THE EXERCISE
Beginning with the opening line of the entries, return every line through the one containing "plt.rcParams['font.family'] = ['Liberation", both included, and nothing else. Omit pictures.

Code that draws figures:
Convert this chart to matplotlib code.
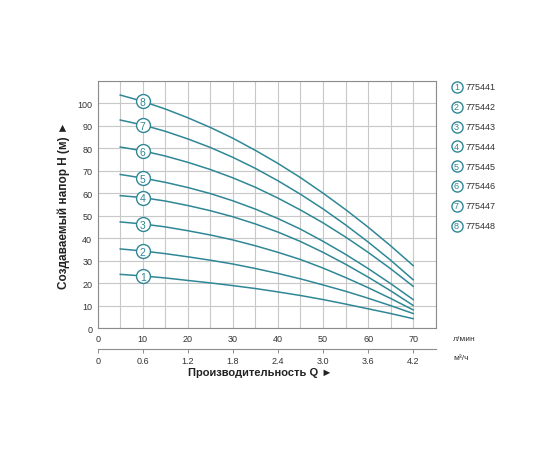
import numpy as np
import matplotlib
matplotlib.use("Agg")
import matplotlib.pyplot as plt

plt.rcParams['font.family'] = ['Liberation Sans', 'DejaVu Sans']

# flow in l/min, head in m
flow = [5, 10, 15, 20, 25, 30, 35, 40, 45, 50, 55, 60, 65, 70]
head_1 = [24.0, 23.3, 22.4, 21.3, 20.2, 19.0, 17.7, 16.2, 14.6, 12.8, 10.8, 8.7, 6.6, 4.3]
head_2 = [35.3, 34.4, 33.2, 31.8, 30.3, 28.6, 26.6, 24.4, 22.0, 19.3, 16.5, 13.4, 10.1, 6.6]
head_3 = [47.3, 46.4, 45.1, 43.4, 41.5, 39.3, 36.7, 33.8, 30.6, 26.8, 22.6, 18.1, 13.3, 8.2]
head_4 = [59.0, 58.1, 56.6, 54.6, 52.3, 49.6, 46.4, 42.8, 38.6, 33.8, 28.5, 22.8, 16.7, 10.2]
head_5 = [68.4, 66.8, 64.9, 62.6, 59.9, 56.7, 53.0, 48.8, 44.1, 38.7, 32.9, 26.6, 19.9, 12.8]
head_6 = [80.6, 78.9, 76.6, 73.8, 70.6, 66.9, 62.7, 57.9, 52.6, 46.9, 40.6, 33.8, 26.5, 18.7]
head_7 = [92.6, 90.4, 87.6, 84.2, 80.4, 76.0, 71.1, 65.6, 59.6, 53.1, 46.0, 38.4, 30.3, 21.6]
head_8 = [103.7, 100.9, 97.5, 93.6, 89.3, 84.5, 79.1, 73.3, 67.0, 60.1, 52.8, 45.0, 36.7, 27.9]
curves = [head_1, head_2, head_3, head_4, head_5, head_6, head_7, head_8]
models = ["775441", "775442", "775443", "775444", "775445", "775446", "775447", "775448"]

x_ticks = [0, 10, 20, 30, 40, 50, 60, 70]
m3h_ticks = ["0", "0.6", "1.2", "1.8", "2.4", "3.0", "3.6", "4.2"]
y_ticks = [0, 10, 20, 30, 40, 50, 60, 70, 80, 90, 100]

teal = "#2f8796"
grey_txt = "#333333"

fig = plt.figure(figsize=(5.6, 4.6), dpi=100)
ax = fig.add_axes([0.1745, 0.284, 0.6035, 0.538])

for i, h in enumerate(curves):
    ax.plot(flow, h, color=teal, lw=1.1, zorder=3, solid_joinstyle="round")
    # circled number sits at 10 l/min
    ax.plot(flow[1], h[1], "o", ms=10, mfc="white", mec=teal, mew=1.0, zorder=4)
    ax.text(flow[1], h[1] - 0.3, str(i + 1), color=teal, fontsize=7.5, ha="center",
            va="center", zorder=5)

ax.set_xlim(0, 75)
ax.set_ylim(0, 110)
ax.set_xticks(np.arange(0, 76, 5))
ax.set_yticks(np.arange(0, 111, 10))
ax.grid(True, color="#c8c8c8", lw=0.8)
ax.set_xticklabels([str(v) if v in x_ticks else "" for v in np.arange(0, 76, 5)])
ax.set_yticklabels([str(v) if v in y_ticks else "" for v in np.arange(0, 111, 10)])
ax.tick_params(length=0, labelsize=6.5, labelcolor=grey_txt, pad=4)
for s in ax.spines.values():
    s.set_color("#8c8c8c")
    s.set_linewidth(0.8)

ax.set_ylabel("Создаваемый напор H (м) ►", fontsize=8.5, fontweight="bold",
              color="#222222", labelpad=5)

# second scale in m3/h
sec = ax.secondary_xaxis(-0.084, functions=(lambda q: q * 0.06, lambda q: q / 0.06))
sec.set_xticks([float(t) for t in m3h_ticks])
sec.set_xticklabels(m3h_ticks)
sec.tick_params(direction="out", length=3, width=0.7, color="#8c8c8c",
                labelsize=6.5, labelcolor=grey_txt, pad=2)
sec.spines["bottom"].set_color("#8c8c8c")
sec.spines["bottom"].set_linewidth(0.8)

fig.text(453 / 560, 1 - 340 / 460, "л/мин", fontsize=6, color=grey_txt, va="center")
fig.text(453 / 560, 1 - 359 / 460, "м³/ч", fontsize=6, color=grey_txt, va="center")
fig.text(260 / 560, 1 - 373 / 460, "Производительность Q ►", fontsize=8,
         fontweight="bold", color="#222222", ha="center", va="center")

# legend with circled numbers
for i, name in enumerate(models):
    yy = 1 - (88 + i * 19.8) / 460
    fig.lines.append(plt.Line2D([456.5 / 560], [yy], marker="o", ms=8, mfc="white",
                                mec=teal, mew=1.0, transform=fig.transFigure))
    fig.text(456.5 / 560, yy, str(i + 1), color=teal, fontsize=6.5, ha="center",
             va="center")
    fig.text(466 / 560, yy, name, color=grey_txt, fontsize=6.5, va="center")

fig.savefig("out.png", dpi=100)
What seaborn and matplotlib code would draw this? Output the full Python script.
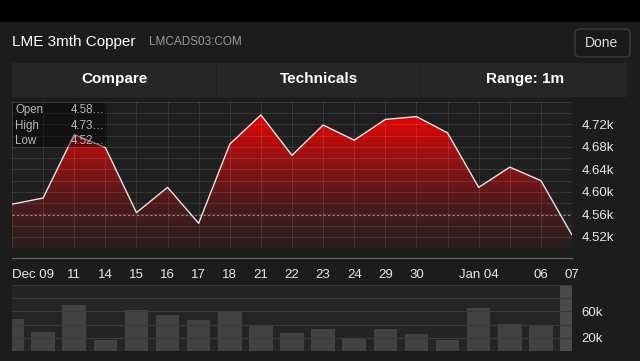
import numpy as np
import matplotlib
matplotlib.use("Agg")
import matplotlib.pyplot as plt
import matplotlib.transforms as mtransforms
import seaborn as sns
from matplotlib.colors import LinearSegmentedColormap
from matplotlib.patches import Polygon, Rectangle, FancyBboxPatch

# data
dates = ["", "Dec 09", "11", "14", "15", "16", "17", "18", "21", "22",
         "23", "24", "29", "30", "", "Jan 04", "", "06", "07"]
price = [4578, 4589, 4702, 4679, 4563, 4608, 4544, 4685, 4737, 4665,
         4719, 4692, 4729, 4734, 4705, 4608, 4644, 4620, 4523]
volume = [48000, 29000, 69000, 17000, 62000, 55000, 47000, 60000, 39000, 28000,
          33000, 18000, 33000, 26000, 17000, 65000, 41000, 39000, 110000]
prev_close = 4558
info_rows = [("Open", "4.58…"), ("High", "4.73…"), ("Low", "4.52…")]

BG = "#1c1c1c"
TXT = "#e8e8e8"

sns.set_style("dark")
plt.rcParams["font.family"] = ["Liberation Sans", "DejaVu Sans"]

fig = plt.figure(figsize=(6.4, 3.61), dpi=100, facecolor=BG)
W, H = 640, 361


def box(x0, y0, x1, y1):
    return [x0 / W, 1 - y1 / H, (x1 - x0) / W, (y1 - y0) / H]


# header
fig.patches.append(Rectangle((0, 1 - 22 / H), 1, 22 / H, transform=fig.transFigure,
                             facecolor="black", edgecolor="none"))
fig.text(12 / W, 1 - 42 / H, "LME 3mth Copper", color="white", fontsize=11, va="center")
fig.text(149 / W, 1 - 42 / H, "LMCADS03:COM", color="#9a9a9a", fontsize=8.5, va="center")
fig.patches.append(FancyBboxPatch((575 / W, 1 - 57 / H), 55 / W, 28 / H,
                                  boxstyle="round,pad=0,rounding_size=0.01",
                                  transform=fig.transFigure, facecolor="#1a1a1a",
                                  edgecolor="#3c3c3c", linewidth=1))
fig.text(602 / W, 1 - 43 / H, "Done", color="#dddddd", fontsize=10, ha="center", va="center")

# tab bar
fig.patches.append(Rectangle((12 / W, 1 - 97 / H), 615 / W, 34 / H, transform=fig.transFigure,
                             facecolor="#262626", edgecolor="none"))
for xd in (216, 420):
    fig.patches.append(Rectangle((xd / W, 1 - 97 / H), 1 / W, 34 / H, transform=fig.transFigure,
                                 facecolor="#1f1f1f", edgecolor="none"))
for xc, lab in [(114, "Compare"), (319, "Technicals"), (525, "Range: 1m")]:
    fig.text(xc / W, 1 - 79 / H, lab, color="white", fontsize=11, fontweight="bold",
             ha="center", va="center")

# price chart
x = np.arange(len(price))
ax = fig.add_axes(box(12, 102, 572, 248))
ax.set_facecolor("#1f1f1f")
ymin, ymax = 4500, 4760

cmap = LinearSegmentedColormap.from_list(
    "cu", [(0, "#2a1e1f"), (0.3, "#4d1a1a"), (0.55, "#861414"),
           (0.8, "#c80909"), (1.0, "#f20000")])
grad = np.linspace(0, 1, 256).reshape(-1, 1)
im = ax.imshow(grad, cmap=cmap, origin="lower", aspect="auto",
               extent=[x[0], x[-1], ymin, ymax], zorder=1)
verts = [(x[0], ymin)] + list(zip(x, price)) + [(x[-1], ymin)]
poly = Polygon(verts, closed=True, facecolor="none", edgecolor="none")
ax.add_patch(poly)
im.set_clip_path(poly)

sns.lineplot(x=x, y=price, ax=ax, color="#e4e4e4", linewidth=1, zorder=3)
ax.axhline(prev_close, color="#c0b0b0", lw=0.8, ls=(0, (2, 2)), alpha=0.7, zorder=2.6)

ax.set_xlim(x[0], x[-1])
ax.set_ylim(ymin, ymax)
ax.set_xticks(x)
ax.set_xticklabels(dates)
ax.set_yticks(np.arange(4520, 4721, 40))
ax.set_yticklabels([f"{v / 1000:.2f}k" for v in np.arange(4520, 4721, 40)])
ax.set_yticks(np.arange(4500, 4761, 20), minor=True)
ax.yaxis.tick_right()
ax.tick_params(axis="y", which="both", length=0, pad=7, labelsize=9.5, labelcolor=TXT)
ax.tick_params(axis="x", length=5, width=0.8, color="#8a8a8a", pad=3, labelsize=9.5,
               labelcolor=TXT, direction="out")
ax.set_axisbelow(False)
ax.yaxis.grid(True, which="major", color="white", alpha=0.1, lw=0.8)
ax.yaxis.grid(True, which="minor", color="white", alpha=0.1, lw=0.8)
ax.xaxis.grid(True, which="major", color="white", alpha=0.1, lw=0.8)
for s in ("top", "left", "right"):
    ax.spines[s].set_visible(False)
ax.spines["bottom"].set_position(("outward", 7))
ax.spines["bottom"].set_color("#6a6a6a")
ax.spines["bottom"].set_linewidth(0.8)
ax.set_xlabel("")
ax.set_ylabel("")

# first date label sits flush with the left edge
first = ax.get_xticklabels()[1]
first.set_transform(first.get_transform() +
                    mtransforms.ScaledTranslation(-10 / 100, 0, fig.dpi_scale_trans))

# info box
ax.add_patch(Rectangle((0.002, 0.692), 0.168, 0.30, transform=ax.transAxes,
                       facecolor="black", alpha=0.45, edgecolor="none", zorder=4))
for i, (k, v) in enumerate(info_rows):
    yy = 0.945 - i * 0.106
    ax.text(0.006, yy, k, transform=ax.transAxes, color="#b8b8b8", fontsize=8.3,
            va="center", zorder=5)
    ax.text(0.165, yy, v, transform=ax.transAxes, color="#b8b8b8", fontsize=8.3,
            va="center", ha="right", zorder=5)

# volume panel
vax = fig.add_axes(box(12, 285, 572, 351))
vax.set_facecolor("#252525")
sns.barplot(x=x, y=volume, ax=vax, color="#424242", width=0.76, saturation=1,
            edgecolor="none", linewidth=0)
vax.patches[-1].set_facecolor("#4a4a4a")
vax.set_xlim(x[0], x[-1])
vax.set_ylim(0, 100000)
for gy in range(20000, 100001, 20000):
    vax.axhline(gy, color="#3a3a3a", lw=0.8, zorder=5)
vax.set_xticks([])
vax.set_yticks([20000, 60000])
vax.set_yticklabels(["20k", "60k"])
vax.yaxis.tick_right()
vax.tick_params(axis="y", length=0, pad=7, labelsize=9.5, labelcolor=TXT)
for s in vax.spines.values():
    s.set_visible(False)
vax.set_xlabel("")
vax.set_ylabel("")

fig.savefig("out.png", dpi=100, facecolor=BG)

EXERCISE RESULT
Convert this chart to matplotlib code.
import numpy as np
import matplotlib
matplotlib.use("Agg")
import matplotlib.pyplot as plt

plt.rcParams['font.family'] = ['Liberation Sans', 'DejaVu Sans']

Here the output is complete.